I’ve been pretty athletic for most of my life and have played a ton of different sports. Those who know me well are often surprised to learn that golf is one of them. I know the slow and steady pace doesn’t necessarily mesh with my busy, on-the-go personality. Believe me, the game can be quite humbling sometimes but as frustrating as some rounds can be, I do get a lot out of playing golf. In fact, I seem to learn something new about myself everytime I play. This is probably because the game is as much mental as it is technical.
Here are the 10 Unexpected Lessons I Learned from Playing Golf:
- Slow down to go faster. With golf, you really need to slow down your swing for a good shot. The natural tendency is to swing faster to hit further. It does not work that way. If you go too fast, the ball is most likely not going to go where you want. Instead of getting to the hole in 4, 5 or 6 shots, you will most likely take a zigzag route and obviously, it will take longer. I also think in life, faster and harder is not always better. We often have to stop, assess, regroup and that means slowing down so we can go faster in the right direction.
- Be in the moment. In golf, you really need to be in the present moment. You really need to “empty” your mind when you set up. Ask any golfer, if you remotely have a flash of a thought “oh I should do this ..” or even just your body position, your ball will again most likely not go where you want it to go. In life, I really believe that we also have to live in the moment—as cliche as it sounds—the only thing we truly really have is this moment. We tend to either live in the past or too much in the future. Being able to calm our mind and be present is a great strength at golf and in life.
- Fresh start. Every hole is a new chance to start fresh. You can have a crappy hole but the next one is a fresh start, you get to start back at zero for that hole. In life, it is the same thing, every day is a new day. You may have had a bad day, bad week, or a bad month but that is what is so amazing about human beings, every day we get a new day and a chance to start fresh and make it better.
- What you measure gets done. The first few years when I started playing, I wasn’t counting my score since I didn’t want to stress myself out. This year I decided it was time to start counting and I immediately noticed a big difference in my mindset. I’m still not stressing over my score—I am not aiming to join the LPGA any time soon, but just like in life; what you measure gets done…like when you want to lose 10 pounds or if you want to run a 5 km. We will get results on what we focus our energy on. Caveat: you need to have realistic expectations and not be so attached to the outcome; meaning, you can’t make yourself sick about it either.
- Trust the process. Make a plan and commit! That goes with a lot of things in life but with golf, you measure your yards, you pick your club, your line, your position, you have your pre-shot routine, you empty your mind, be in the moment and trust the process that you’ve done your swing many times and that you will repeat it and then you have all the right elements set-up for success and just go for it. Same thing in life, you have to trust the process when you do all the right things to achieve a goal you are working on.
- Practice makes perfect. Repetition is key. Repetition allows us to engrained in our brain neural pathways.
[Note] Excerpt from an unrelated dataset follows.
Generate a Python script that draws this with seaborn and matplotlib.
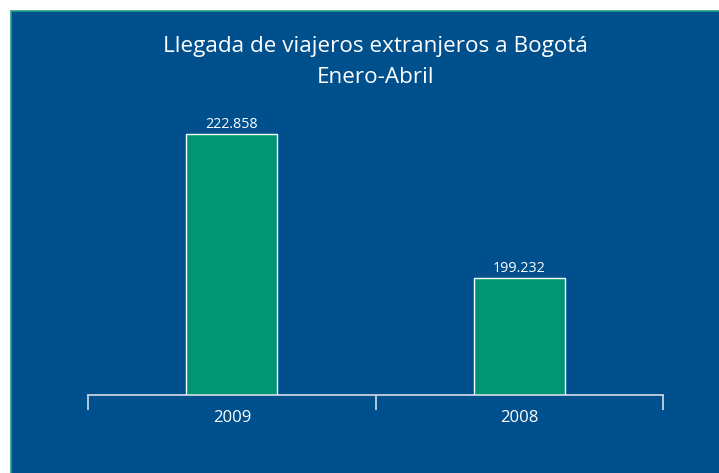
import matplotlib
matplotlib.use("Agg")
import matplotlib.pyplot as plt
import seaborn as sns
import pandas as pd
from matplotlib.patches import Rectangle

# Data
years = ["2009", "2008"]
travelers = [222858, 199232]
title_lines = ["Llegada de viajeros extranjeros a Bogotá", "Enero-Abril"]

sns.set_style("white")
plt.rcParams["font.family"] = ["Open Sans", "DejaVu Sans"]

W, H = 719, 473
fig = plt.figure(figsize=(W / 100, H / 100), dpi=100)
fig.patch.set_facecolor("white")

BLUE = "#00508E"
GREEN = "#009673"
AXIS = "#D3DEEA"

# blue panel with green border
fig.patches.append(Rectangle((11 / W, -0.1), 1.2, (H - 11) / H + 0.1,
                             transform=fig.transFigure, facecolor=BLUE,
                             edgecolor="#1FA37A", linewidth=1.2, zorder=-5))

ax_bottom = (H - 395) / H
ax_top_px = 100
ax = fig.add_axes([88 / W, ax_bottom, (663 - 88) / W, (395 - ax_top_px) / H])
ax.set_facecolor("none")
ax.set_zorder(2)

df = pd.DataFrame({"year": years, "value": travelers})
sns.barplot(data=df, x="year", y="value", order=years, color=GREEN,
            saturation=1, width=0.315, edgecolor="white", linewidth=1.0, ax=ax)

k = 0.006095  # px per unit
ymin = 180000
ax.set_ylim(ymin, ymin + (395 - ax_top_px) / k)
ax.set_xlim(-0.5, 1.5)

labels = [f"{v:,}".replace(",", ".") for v in travelers]
ax.bar_label(ax.containers[0], labels=labels, padding=1.5, color="white", fontsize=10.3)

for s in ["top", "right", "left"]:
    ax.spines[s].set_visible(False)
ax.spines["bottom"].set_color(AXIS)
ax.spines["bottom"].set_linewidth(1.2)
ax.yaxis.set_visible(False)
ax.set_xlabel("")
ax.set_ylabel("")

ax.set_xticks([0, 1])
ax.set_xticklabels(years)
ax.set_xticks([-0.5, 0.5, 1.5], minor=True)
ax.tick_params(axis="x", which="major", length=0, pad=11, labelcolor="white", labelsize=12)
ax.tick_params(axis="x", which="minor", length=10.5, width=1.2, color=AXIS, direction="out", bottom=True)

fig.text(375.5 / W, 1 - 36 / H, "\n".join(title_lines), ha="center", va="top",
         color="white", fontsize=16.2, linespacing=1.62, zorder=3)

fig.savefig("out.png", dpi=100, facecolor=fig.get_facecolor())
That goes for many things in life, if you want to learn a new skill or if you want to become a better writer or if you want to learn to meditate, its practice. Author, Malcolm Gladwell in his book Outliers, states that 10 000 hours of practice can turn anyone into an expert. I am not sure of that number, but I sure know that the more you practice, the better you get at golf or at anything else you set your mind to in life.
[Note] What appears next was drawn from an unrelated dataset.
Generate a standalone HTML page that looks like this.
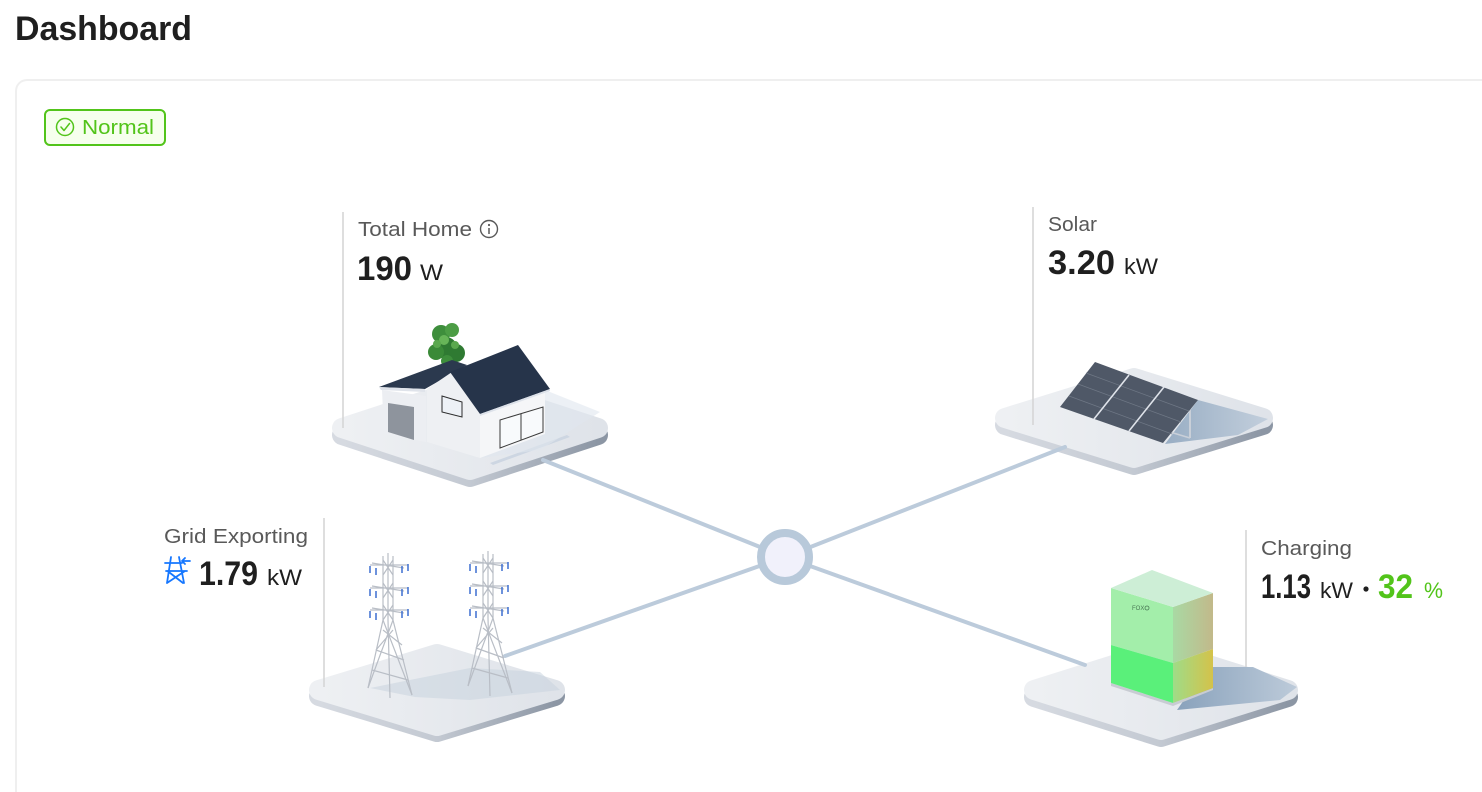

- Nobody really cares about your score. That is so true. But somehow if we play with someone we don’t know, we often tend to get all nervous, “what will they think of me”, guess what, at the end of the day, nobody really cares about your score, only you. What they do care about is that you are a nice person, made them feel good, were positive and encouraging and were pleasant to be around. That also applies to life, people don’t really care about “your score”, they care about how you make them feel.
- Don’t be too hard on yourself. You are going to have bad games, bad scores, bad holes, but I think at the end of the day, you can’t be too hard on yourself. Not to say you should not push yourself but be but what’s the point of living in the past and hammering yourself with “oh I should have done this and this”. As the saying goes, do your best and forget the rest.
- Know when to rest. That goes with everything in life, but if you go play golf and you’re not feeling like it, you are tired or are preoccupied, and I’ve experienced it, you are most likely not going to play well because your head will not be in the game, literally. So sometimes it is better to stay home to rest and recharge and go golfing when you are fully rested and present. This can apply to a lot of situations in life that we say yes to a task or event we attend when we did not feel like it. Sometimes knowing when to say no, to rest and recharge is a much better choice.
- Keep good company. You don’t want to play with someone who is too negative or hard on themselves. Typically, people are not negative with others on the golf course but still, being around negative people can rub off on you. You want to be around someone who is encouraging but also honest. If you just shank a shot in the woods, you wouldn’t want someone to say: “nice shot!” A more realistic comment would be: “it might still be okay to play, let’s go see where you are.” In golf, a lot like in life, when we make a mistake, the last thing we need to hear is advice after the fact telling us what we did right and wrong. The right company will know what to say and when to be silent.
Although I never thought it would, playing golf has truly taught me many lessons that have spilled over into other areas of my life and I am so grateful for it!!